Simplicity, Simplicity, Simplicity: Thinking of Walden Pond

Simplicity, Simplicity, Simplicity: Thinking of Walden Pond August 9, 2012

“I went to the woods because I wished to live deliberately, to front only the essential facts of life, and see if I could not learn what it had to teach, and not, when I came to die, discover that I had not lived. I did not wish to live what was not life, living is so dear; nor did I wish to practice resignation, unless it was quite necessary. I wanted to live deep and suck out all the marrow of life, to live so sturdily and Spartan-like as to put to rout all that was not life, to cut a broad swath and shave close, to drive life into a corner, and reduce it to its lowest terms, and, if it proved to be mean, why then to get the whole and genuine meanness of it, and publish its meanness to the world; or if it were sublime, to know it by experience, and be able to give a true account of it in my next excursion.”

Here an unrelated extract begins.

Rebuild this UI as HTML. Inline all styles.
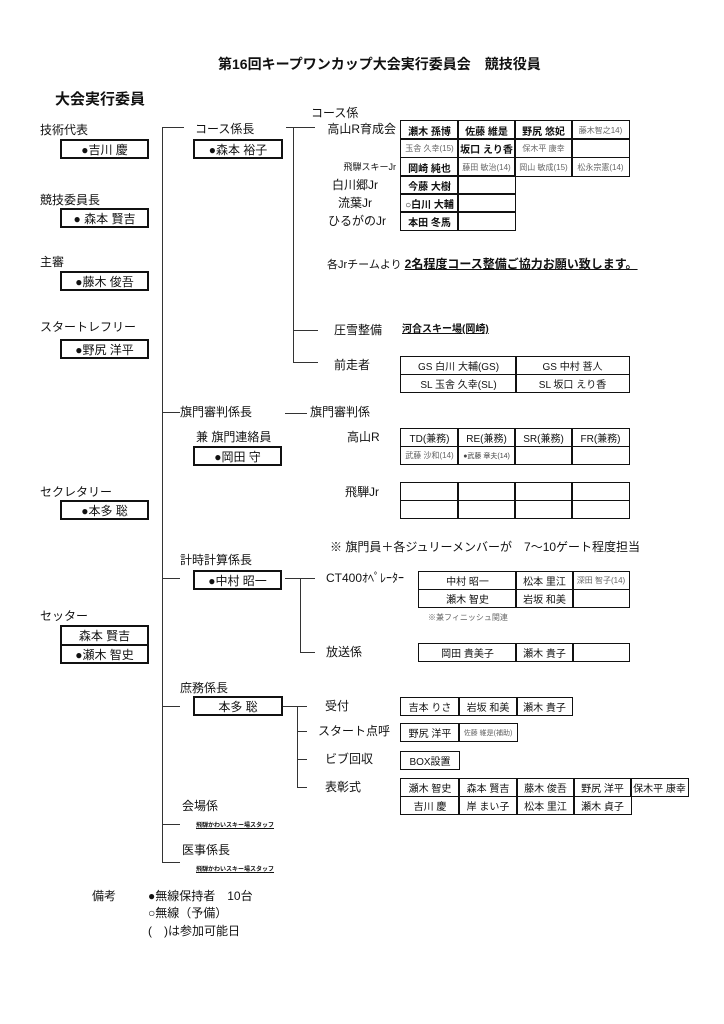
<!DOCTYPE html>
<html><head><meta charset="utf-8"><style>
body{margin:0;width:724px;height:1024px;background:#fff;position:relative;font-family:"Liberation Sans","Noto Sans CJK JP",sans-serif;color:#111;overflow:hidden}
.t{position:absolute;white-space:nowrap;font-size:12px;line-height:14px}
.b{position:absolute;border:2px solid #111;box-sizing:border-box;font-size:12px;display:flex;align-items:center;justify-content:center;white-space:nowrap;background:#fff}
.c{position:absolute;border:1.5px solid #111;box-sizing:border-box;font-size:10px;display:flex;align-items:center;justify-content:center;white-space:nowrap}
.g{color:#666;font-size:8px}
.h{position:absolute;height:1px;background:#333}
.v{position:absolute;width:1px;background:#333}
.bold{font-weight:bold}
</style></head><body>
<div class="t bold" style="left:218px;top:57px;font-size:14px">第16回キープワンカップ大会実行委員会　競技役員</div>
<div class="t bold" style="left:55px;top:93px;font-size:15px">大会実行委員</div>

<div class="t" style="left:40px;top:123px">技術代表</div>
<div class="b" style="left:60px;top:139px;width:89px;height:20px">●吉川 慶</div>
<div class="t" style="left:40px;top:193px">競技委員長</div>
<div class="b" style="left:60px;top:208px;width:89px;height:20px">● 森本 賢吉</div>
<div class="t" style="left:40px;top:255px">主審</div>
<div class="b" style="left:60px;top:271px;width:89px;height:20px">●藤木 俊吾</div>
<div class="t" style="left:40px;top:320px">スタートレフリー</div>
<div class="b" style="left:60px;top:339px;width:89px;height:20px">●野尻 洋平</div>
<div class="t" style="left:40px;top:485px">セクレタリー</div>
<div class="b" style="left:60px;top:500px;width:89px;height:20px">●本多 聡</div>
<div class="t" style="left:40px;top:609px">セッター</div>
<div class="b" style="left:60px;top:625px;width:89px;height:21px">森本 賢吉</div>
<div class="b" style="left:60px;top:644px;width:89px;height:20px">●瀬木 智史</div>

<div class="v" style="left:162px;top:127px;height:736px"></div>
<div class="h" style="left:162px;top:127px;width:22px"></div>
<div class="h" style="left:162px;top:412px;width:18px"></div>
<div class="h" style="left:162px;top:578px;width:18px"></div>
<div class="h" style="left:162px;top:706px;width:18px"></div>
<div class="h" style="left:162px;top:824px;width:18px"></div>
<div class="h" style="left:162px;top:862px;width:18px"></div>

<div class="t" style="left:195px;top:122px">コース係長</div>
<div class="b" style="left:193px;top:139px;width:90px;height:20px">●森本 裕子</div>
<div class="h" style="left:286px;top:127px;width:29px"></div>
<div class="v" style="left:293px;top:127px;height:236px"></div>
<div class="h" style="left:293px;top:330px;width:25px"></div>
<div class="h" style="left:293px;top:362px;width:25px"></div>
<div class="t" style="left:311px;top:106px">コース係</div>

<div class="t" style="left:318px;top:122px;width:78px;text-align:right">高山R育成会</div>
<div class="t" style="left:318px;top:160px;width:78px;text-align:right;font-size:9px">飛騨スキーJr</div>
<div class="t" style="left:318px;top:178px;width:74px;text-align:center">白川郷Jr</div>
<div class="t" style="left:318px;top:196px;width:74px;text-align:center">流葉Jr</div>
<div class="t" style="left:318px;top:214px;width:78px;text-align:center">ひるがのJr</div>

<div class="c bold" style="left:400px;top:120px;width:59px;height:20px">瀬木 孫博</div>
<div class="c bold" style="left:457px;top:120px;width:59px;height:20px">佐藤 維是</div>
<div class="c bold" style="left:514px;top:120px;width:59px;height:20px">野尻 悠妃</div>
<div class="c g" style="left:571px;top:120px;width:59px;height:20px">藤木智之14)</div>
<div class="c g" style="left:400px;top:138px;width:59px;height:20px">玉舎 久幸(15)</div>
<div class="c bold" style="left:457px;top:138px;width:59px;height:20px">坂口 えり香</div>
<div class="c g" style="left:514px;top:138px;width:59px;height:20px">保木平 康幸</div>
<div class="c" style="left:571px;top:138px;width:59px;height:20px"></div>
<div class="c bold" style="left:400px;top:157px;width:59px;height:20px">岡崎 純也</div>
<div class="c g" style="left:457px;top:157px;width:59px;height:20px">藤田 敏治(14)</div>
<div class="c g" style="left:514px;top:157px;width:59px;height:20px">岡山 敏成(15)</div>
<div class="c g" style="left:571px;top:157px;width:59px;height:20px">松永宗憲(14)</div>
<div class="c bold" style="left:400px;top:175px;width:59px;height:20px">今藤 大樹</div>
<div class="c" style="left:457px;top:175px;width:59px;height:20px"></div>
<div class="c bold" style="left:400px;top:193px;width:59px;height:20px">○白川 大輔</div>
<div class="c" style="left:457px;top:193px;width:59px;height:20px"></div>
<div class="c bold" style="left:400px;top:211px;width:59px;height:20px">本田 冬馬</div>
<div class="c" style="left:457px;top:211px;width:59px;height:20px"></div>

<div class="t" style="left:327px;top:257px;font-size:11px">各Jrチームより <u style="font-weight:bold;font-size:12px">2名程度コース整備ご協力お願い致します。</u></div>
<div class="t" style="left:334px;top:323px">圧雪整備</div>
<div class="t bold" style="left:402px;top:323px;text-decoration:underline;font-size:10px">河合スキー場(岡崎)</div>
<div class="t" style="left:334px;top:358px">前走者</div>
<div class="c" style="left:400px;top:356px;width:117px;height:19px">GS 白川 大輔(GS)</div>
<div class="c" style="left:515px;top:356px;width:115px;height:19px">GS 中村 菩人</div>
<div class="c" style="left:400px;top:374px;width:117px;height:19px">SL 玉舎 久幸(SL)</div>
<div class="c" style="left:515px;top:374px;width:115px;height:19px">SL 坂口 えり香</div>

<div class="t" style="left:180px;top:405px">旗門審判係長</div>
<div class="h" style="left:285px;top:413px;width:22px"></div>
<div class="t" style="left:310px;top:405px">旗門審判係</div>
<div class="t" style="left:196px;top:430px">兼 旗門連絡員</div>
<div class="b" style="left:193px;top:446px;width:89px;height:20px">●岡田 守</div>
<div class="t" style="left:347px;top:430px">高山R</div>
<div class="c" style="left:400px;top:428px;width:59px;height:19px">TD(兼務)</div>
<div class="c" style="left:457px;top:428px;width:59px;height:19px">RE(兼務)</div>
<div class="c" style="left:514px;top:428px;width:59px;height:19px">SR(兼務)</div>
<div class="c" style="left:571px;top:428px;width:59px;height:19px">FR(兼務)</div>
<div class="c g" style="left:400px;top:446px;width:59px;height:19px">武藤 沙和(14)</div>
<div class="c g" style="left:457px;top:446px;width:59px;height:19px;font-size:7px;color:#444">●武藤 章夫(14)</div>
<div class="c" style="left:514px;top:446px;width:59px;height:19px"></div>
<div class="c" style="left:571px;top:446px;width:59px;height:19px"></div>
<div class="t" style="left:345px;top:485px">飛騨Jr</div>
<div class="c" style="left:400px;top:482px;width:59px;height:19px"></div>
<div class="c" style="left:457px;top:482px;width:59px;height:19px"></div>
<div class="c" style="left:514px;top:482px;width:59px;height:19px"></div>
<div class="c" style="left:571px;top:482px;width:59px;height:19px"></div>
<div class="c" style="left:400px;top:500px;width:59px;height:19px"></div>
<div class="c" style="left:457px;top:500px;width:59px;height:19px"></div>
<div class="c" style="left:514px;top:500px;width:59px;height:19px"></div>
<div class="c" style="left:571px;top:500px;width:59px;height:19px"></div>
<div class="t" style="left:330px;top:540px">※ 旗門員＋各ジュリーメンバーが　7～10ゲート程度担当</div>

<div class="t" style="left:180px;top:553px">計時計算係長</div>
<div class="b" style="left:193px;top:570px;width:89px;height:20px">●中村 昭一</div>
<div class="h" style="left:285px;top:578px;width:30px"></div>
<div class="v" style="left:300px;top:578px;height:75px"></div>
<div class="h" style="left:300px;top:652px;width:15px"></div>
<div class="t" style="left:326px;top:571px">CT400ｵﾍﾟﾚｰﾀｰ</div>
<div class="c" style="left:418px;top:571px;width:99px;height:19px">中村 昭一</div>
<div class="c" style="left:515px;top:571px;width:59px;height:19px">松本 里江</div>
<div class="c g" style="left:572px;top:571px;width:58px;height:19px">深田 智子(14)</div>
<div class="c" style="left:418px;top:589px;width:99px;height:19px">瀬木 智史</div>
<div class="c" style="left:515px;top:589px;width:59px;height:19px">岩坂 和美</div>
<div class="c" style="left:572px;top:589px;width:58px;height:19px"></div>
<div class="t" style="left:428px;top:611px;font-size:8px;color:#666">※兼フィニッシュ関連</div>
<div class="t" style="left:326px;top:645px">放送係</div>
<div class="c" style="left:418px;top:643px;width:99px;height:19px">岡田 貴美子</div>
<div class="c" style="left:515px;top:643px;width:59px;height:19px">瀬木 貴子</div>
<div class="c" style="left:572px;top:643px;width:58px;height:19px"></div>

<div class="t" style="left:180px;top:681px">庶務係長</div>
<div class="b" style="left:193px;top:696px;width:90px;height:20px">本多 聡</div>
<div class="h" style="left:283px;top:706px;width:24px"></div>
<div class="v" style="left:297px;top:706px;height:82px"></div>
<div class="h" style="left:297px;top:731px;width:10px"></div>
<div class="h" style="left:297px;top:759px;width:10px"></div>
<div class="h" style="left:297px;top:787px;width:10px"></div>
<div class="t" style="left:325px;top:699px">受付</div>
<div class="t" style="left:318px;top:724px">スタート点呼</div>
<div class="t" style="left:325px;top:752px">ビブ回収</div>
<div class="t" style="left:325px;top:780px">表彰式</div>
<div class="c" style="left:400px;top:697px;width:60px;height:19px">吉本 りさ</div>
<div class="c" style="left:458px;top:697px;width:60px;height:19px">岩坂 和美</div>
<div class="c" style="left:516px;top:697px;width:57px;height:19px">瀬木 貴子</div>
<div class="c" style="left:400px;top:723px;width:60px;height:19px">野尻 洋平</div>
<div class="c g" style="left:458px;top:723px;width:60px;height:19px;font-size:7px">佐藤 維是(補助)</div>
<div class="c" style="left:400px;top:751px;width:60px;height:19px">BOX設置</div>
<div class="c" style="left:400px;top:778px;width:60px;height:19px">瀬木 智史</div>
<div class="c" style="left:458px;top:778px;width:60px;height:19px">森本 賢吉</div>
<div class="c" style="left:516px;top:778px;width:59px;height:19px">藤木 俊吾</div>
<div class="c" style="left:573px;top:778px;width:59px;height:19px">野尻 洋平</div>
<div class="c" style="left:630px;top:778px;width:59px;height:19px">保木平 康幸</div>
<div class="c" style="left:400px;top:796px;width:60px;height:19px">吉川 慶</div>
<div class="c" style="left:458px;top:796px;width:60px;height:19px">岸 まい子</div>
<div class="c" style="left:516px;top:796px;width:59px;height:19px">松本 里江</div>
<div class="c" style="left:573px;top:796px;width:59px;height:19px">瀬木 貞子</div>

<div class="t" style="left:182px;top:799px">会場係</div>
<div class="t bold" style="left:196px;top:819px;font-size:6px;text-decoration:underline">飛騨かわいスキー場スタッフ</div>
<div class="t" style="left:182px;top:843px">医事係長</div>
<div class="t bold" style="left:196px;top:863px;font-size:6px;text-decoration:underline">飛騨かわいスキー場スタッフ</div>

<div class="t" style="left:92px;top:889px">備考</div>
<div class="t" style="left:148px;top:889px">●無線保持者　10台</div>
<div class="t" style="left:148px;top:906px">○無線（予備）</div>
<div class="t" style="left:148px;top:924px">(　)は参加可能日</div>
</body></html>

Henry David Thoreau’s American spiritual masterpiece Walden; Or, Life in the Woods was published on this day in 1854.

While there are some who make light of the fact during his sojourn he was never far from home and frequently had dinner at his Mother’s, there is in this book something compelling and powerful, an American Taoism, if you will. And, without a doubt, an influence in the lives of many spiritual seekers in the years to follow. Me, among them.

A fair number of his readers would go on to find the Buddhadharma. Me, among them.

These days not a year goes by without my making a small personal pilgrimage to Walden’s pond, circumambulating it, stopping to add a small pebble to the cairn near the site where his shack stood.

Sometimes I burn a small stick of incense there, and wish good travels for this pilgrim on his way.